New Telegraph

Analysts: Rising customer deposits, CRR curb FG’s borrowing

The surge in customer deposits, coupled with the Central Bank of Nigeria’s (CBN) Cash Reserve Requirement (CRR) policy may have prevented the Federal Government from taking advantage of low interest rates to issue a lot more Treasury Bills and bonds, this year, analysts at Coronation Research have said.

 

The analysts, who stated this in a report obtained by New Telegraph yesterday, noted that rising customer deposits had ensured that more CRR funds are currently available to the public sector compared to the beginning of the year.

 

The analysts said: “One might have expected the FGN, which carries a substantial budget deficit, to have issued a lot of T-bills and bonds this year, given the opportunity to finance itself at low rates.

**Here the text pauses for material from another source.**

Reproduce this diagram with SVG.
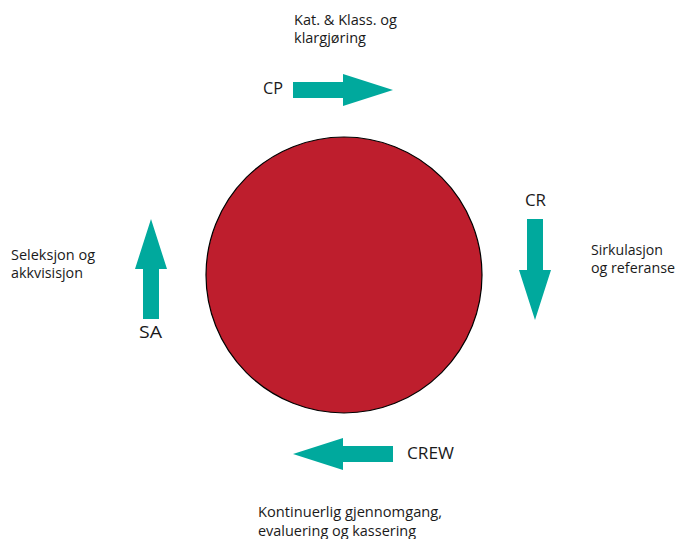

The strange thing is that the volume of outstanding T-bills and FGN bonds (including Sukuk bonds) has only risen by 11.8 per cent year-to-date, or by N1.37 trillion ($3.51bn). At the same time the size of  the CBN’s Open Market Operation (OMO) bill market has contracted by 43.9 per cent year-to-date, or by N4.29 trillion ($11.02bn). So, the sum of FGN and CBN obligations in their respective securities markets has shrunk by N2.93 trillion ($7.51bn) year to date.

 

“Where has it gone? A very obvious effect of a large amount of money leaving the OMO market, being received by pension funds and banks (when not being received by foreign investors), is that it moves into the T-bill and FGN bond markets, causing rates to fall. The face value of FGN bonds is some N10.55 trillion ($27.06bn) but their combined market capitalization is N16.69 trillion ($42.80bn). This, however, does not tell where all the money has gone.